Entries supplied –
____________
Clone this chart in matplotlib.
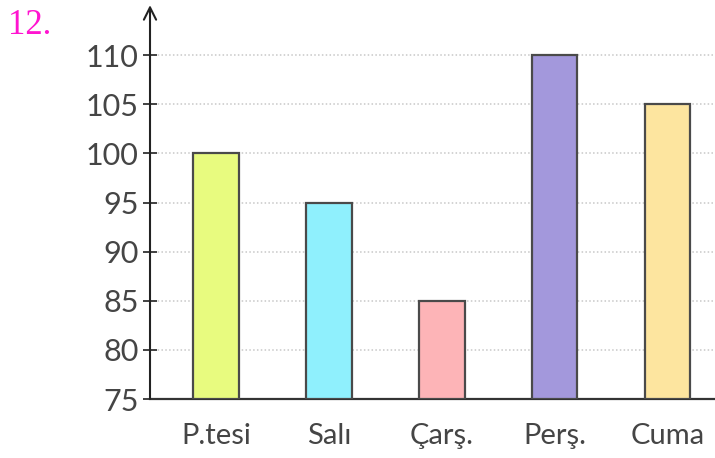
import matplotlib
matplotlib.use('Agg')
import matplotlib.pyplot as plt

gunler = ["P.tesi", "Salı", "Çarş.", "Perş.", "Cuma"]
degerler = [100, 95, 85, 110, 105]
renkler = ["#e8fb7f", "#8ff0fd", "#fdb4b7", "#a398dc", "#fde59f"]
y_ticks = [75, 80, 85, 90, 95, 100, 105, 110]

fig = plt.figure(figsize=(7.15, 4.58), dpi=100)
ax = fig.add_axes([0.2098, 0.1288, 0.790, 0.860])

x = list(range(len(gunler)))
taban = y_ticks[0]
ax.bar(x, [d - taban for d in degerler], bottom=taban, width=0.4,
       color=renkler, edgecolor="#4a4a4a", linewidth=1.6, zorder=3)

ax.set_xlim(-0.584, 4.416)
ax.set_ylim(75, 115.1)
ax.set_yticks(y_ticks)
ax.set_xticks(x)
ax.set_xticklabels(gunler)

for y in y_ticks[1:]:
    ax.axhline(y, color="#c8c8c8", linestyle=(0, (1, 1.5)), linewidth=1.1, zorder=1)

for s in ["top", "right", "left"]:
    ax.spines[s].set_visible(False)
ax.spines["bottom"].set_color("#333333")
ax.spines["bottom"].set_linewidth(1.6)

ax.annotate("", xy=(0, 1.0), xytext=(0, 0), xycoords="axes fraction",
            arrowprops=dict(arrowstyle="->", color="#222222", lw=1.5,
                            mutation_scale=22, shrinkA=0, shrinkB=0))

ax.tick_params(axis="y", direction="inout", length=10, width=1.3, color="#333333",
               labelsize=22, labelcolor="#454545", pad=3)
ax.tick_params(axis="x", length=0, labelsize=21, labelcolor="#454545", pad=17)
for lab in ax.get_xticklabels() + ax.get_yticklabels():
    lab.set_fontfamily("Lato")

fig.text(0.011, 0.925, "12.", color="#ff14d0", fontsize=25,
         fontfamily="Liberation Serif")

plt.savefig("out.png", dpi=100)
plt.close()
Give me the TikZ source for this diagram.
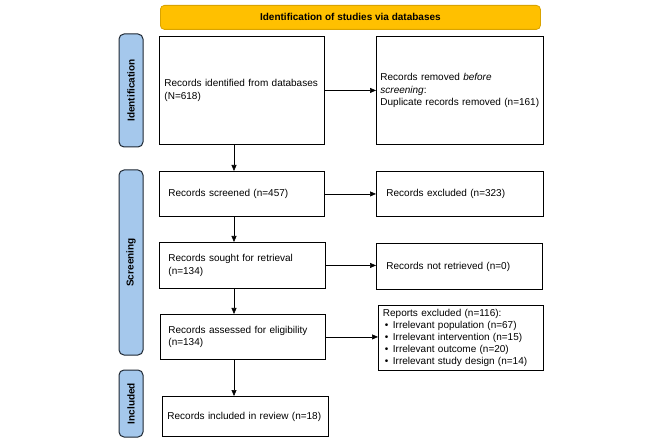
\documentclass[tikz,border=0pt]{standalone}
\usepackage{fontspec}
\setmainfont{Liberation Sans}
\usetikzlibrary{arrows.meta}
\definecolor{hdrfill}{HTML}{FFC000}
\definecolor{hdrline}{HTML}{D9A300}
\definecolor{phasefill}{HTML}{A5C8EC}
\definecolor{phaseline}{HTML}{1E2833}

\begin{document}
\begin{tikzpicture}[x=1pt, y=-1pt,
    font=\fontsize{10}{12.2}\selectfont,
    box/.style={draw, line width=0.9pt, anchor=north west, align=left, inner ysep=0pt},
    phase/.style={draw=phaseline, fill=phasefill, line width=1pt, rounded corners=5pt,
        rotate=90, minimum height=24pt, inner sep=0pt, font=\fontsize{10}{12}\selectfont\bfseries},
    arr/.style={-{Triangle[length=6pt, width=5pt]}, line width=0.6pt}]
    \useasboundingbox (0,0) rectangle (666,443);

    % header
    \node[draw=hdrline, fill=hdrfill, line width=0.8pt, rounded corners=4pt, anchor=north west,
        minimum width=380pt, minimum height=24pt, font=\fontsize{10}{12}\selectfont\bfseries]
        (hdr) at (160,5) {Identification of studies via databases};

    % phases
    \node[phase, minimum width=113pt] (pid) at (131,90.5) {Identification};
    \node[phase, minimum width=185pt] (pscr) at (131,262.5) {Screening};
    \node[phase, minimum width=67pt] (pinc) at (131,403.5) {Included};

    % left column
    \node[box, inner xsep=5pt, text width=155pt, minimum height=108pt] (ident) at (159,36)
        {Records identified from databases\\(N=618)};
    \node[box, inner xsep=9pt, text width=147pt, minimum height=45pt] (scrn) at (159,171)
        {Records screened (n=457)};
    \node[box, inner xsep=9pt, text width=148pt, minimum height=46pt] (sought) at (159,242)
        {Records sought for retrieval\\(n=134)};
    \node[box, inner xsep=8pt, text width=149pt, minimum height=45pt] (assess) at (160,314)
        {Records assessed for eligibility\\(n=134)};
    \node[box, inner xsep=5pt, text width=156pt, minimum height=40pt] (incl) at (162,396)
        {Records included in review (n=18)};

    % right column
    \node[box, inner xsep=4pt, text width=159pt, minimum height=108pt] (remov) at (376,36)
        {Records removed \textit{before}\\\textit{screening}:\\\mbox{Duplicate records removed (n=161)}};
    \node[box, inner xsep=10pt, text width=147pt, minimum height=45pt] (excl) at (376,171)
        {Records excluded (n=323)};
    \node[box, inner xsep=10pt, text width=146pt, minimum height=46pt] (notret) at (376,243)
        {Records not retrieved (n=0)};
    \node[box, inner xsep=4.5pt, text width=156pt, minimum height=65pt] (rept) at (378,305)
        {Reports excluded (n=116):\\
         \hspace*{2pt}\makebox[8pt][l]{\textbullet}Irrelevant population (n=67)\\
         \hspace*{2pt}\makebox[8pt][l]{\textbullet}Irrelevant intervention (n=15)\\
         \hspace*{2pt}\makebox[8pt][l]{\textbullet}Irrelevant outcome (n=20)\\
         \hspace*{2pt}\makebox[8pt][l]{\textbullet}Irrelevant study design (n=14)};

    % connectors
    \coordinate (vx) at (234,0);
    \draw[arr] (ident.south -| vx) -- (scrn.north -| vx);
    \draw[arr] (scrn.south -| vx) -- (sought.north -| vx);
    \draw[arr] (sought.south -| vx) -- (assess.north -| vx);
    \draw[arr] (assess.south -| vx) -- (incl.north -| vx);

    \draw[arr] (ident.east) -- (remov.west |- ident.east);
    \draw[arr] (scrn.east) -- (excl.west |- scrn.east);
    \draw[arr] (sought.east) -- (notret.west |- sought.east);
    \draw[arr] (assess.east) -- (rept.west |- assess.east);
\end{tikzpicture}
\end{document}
____________
Begin with the line that contains "Give me the TikZ source for this diagram.", end with the line that contains "(0,0) rectangle (666,443);", and set down every line in that range exactly as it stands, minus the pictures.

Solution to the problem –
Give me the TikZ source for this diagram.
\documentclass[tikz,border=0pt]{standalone}
\usepackage{fontspec}
\setmainfont{Liberation Sans}
\usetikzlibrary{arrows.meta}
\definecolor{hdrfill}{HTML}{FFC000}
\definecolor{hdrline}{HTML}{D9A300}
\definecolor{phasefill}{HTML}{A5C8EC}
\definecolor{phaseline}{HTML}{1E2833}

\begin{document}
\begin{tikzpicture}[x=1pt, y=-1pt,
    font=\fontsize{10}{12.2}\selectfont,
    box/.style={draw, line width=0.9pt, anchor=north west, align=left, inner ysep=0pt},
    phase/.style={draw=phaseline, fill=phasefill, line width=1pt, rounded corners=5pt,
        rotate=90, minimum height=24pt, inner sep=0pt, font=\fontsize{10}{12}\selectfont\bfseries},
    arr/.style={-{Triangle[length=6pt, width=5pt]}, line width=0.6pt}]
    \useasboundingbox (0,0) rectangle (666,443);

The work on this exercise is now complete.